** start of Dataset content **
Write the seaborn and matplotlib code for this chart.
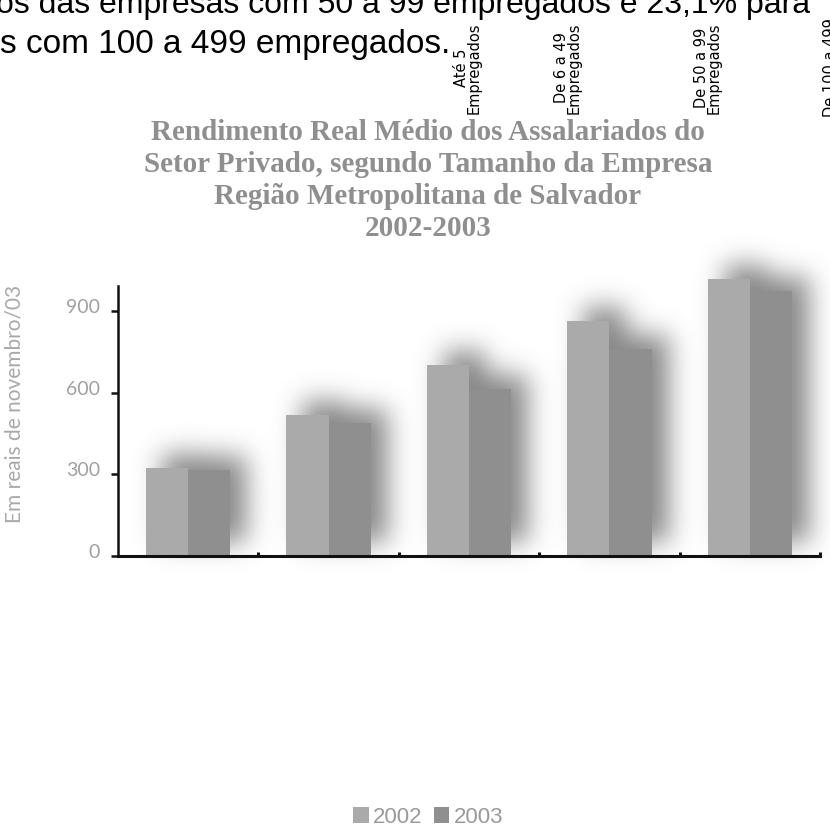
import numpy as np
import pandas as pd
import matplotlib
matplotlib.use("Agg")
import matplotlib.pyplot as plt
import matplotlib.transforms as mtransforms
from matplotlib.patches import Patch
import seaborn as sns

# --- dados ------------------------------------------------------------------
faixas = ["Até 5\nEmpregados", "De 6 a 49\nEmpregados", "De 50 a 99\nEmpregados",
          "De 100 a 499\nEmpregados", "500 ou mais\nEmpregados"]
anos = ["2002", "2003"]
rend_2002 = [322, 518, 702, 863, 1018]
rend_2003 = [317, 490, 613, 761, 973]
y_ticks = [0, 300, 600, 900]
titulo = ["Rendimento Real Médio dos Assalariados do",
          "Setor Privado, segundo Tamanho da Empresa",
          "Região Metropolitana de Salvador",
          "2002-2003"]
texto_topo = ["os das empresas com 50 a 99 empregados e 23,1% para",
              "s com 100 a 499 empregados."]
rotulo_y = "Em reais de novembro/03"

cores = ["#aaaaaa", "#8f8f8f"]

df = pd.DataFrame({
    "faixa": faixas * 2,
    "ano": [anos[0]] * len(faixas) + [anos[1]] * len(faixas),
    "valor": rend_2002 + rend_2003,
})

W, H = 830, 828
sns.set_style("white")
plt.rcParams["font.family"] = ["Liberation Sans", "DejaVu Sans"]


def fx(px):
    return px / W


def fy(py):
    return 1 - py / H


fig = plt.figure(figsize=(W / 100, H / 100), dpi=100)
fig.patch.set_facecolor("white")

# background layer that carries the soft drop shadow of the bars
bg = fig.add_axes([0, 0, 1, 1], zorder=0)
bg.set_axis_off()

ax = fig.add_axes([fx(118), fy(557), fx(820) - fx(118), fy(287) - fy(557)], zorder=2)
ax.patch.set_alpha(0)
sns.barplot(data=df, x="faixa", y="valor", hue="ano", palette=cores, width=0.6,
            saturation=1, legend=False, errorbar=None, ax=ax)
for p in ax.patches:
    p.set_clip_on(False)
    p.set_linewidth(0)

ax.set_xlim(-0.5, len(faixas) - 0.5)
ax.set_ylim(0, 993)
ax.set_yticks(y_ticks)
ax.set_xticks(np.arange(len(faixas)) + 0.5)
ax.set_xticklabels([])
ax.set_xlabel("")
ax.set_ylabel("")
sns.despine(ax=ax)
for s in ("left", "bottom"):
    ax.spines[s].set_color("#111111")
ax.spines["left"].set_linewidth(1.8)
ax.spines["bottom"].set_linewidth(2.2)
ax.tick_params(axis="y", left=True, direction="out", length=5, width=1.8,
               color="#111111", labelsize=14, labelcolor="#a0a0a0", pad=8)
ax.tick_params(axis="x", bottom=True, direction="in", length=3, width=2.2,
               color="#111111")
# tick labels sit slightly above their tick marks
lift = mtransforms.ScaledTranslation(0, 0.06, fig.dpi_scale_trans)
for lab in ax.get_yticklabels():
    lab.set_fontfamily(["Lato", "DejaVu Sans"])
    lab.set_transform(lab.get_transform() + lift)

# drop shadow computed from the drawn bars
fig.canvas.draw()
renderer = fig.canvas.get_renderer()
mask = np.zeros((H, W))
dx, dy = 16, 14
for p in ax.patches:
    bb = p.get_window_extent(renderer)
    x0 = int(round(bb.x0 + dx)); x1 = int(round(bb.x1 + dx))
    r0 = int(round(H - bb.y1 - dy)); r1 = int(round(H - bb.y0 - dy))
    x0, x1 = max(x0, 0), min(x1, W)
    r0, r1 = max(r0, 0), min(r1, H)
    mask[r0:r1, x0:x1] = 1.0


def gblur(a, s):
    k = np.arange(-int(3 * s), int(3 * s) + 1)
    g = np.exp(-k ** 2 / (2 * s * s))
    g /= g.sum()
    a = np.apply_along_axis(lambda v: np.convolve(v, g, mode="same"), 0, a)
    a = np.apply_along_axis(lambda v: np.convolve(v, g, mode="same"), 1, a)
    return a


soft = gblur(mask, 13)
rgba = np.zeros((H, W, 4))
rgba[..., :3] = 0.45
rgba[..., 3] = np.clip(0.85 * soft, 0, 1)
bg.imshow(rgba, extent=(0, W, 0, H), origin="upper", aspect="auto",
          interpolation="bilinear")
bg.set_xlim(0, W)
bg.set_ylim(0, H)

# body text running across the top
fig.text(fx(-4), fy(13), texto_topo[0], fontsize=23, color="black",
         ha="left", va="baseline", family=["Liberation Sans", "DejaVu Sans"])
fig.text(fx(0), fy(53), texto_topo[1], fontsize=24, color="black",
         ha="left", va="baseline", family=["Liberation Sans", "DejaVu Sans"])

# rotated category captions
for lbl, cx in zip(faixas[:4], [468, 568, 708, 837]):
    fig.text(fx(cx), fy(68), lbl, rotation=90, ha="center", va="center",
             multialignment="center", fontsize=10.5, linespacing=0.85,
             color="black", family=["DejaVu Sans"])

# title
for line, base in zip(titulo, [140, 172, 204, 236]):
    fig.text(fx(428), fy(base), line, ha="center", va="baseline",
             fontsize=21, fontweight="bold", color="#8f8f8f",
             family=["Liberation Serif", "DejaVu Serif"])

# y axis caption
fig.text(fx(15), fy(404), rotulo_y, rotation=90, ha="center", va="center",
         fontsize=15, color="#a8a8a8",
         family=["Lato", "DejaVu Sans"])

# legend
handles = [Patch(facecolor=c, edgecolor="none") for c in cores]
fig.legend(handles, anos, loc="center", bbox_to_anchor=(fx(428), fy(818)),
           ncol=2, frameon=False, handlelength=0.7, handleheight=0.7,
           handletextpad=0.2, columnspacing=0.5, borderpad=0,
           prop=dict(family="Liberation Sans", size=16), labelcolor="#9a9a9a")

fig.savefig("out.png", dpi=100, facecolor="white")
** end of Dataset content **
**Given task:** Begin at the first line of the material and copy each line exactly through the one containing "p.set_linewidth(0)". Omit pictures.

**Exercise response:**
Write the seaborn and matplotlib code for this chart.
import numpy as np
import pandas as pd
import matplotlib
matplotlib.use("Agg")
import matplotlib.pyplot as plt
import matplotlib.transforms as mtransforms
from matplotlib.patches import Patch
import seaborn as sns

# --- dados ------------------------------------------------------------------
faixas = ["Até 5\nEmpregados", "De 6 a 49\nEmpregados", "De 50 a 99\nEmpregados",
          "De 100 a 499\nEmpregados", "500 ou mais\nEmpregados"]
anos = ["2002", "2003"]
rend_2002 = [322, 518, 702, 863, 1018]
rend_2003 = [317, 490, 613, 761, 973]
y_ticks = [0, 300, 600, 900]
titulo = ["Rendimento Real Médio dos Assalariados do",
          "Setor Privado, segundo Tamanho da Empresa",
          "Região Metropolitana de Salvador",
          "2002-2003"]
texto_topo = ["os das empresas com 50 a 99 empregados e 23,1% para",
              "s com 100 a 499 empregados."]
rotulo_y = "Em reais de novembro/03"

cores = ["#aaaaaa", "#8f8f8f"]

df = pd.DataFrame({
    "faixa": faixas * 2,
    "ano": [anos[0]] * len(faixas) + [anos[1]] * len(faixas),
    "valor": rend_2002 + rend_2003,
})

W, H = 830, 828
sns.set_style("white")
plt.rcParams["font.family"] = ["Liberation Sans", "DejaVu Sans"]


def fx(px):
    return px / W


def fy(py):
    return 1 - py / H


fig = plt.figure(figsize=(W / 100, H / 100), dpi=100)
fig.patch.set_facecolor("white")

# background layer that carries the soft drop shadow of the bars
bg = fig.add_axes([0, 0, 1, 1], zorder=0)
bg.set_axis_off()

ax = fig.add_axes([fx(118), fy(557), fx(820) - fx(118), fy(287) - fy(557)], zorder=2)
ax.patch.set_alpha(0)
sns.barplot(data=df, x="faixa", y="valor", hue="ano", palette=cores, width=0.6,
            saturation=1, legend=False, errorbar=None, ax=ax)
for p in ax.patches:
    p.set_clip_on(False)
    p.set_linewidth(0)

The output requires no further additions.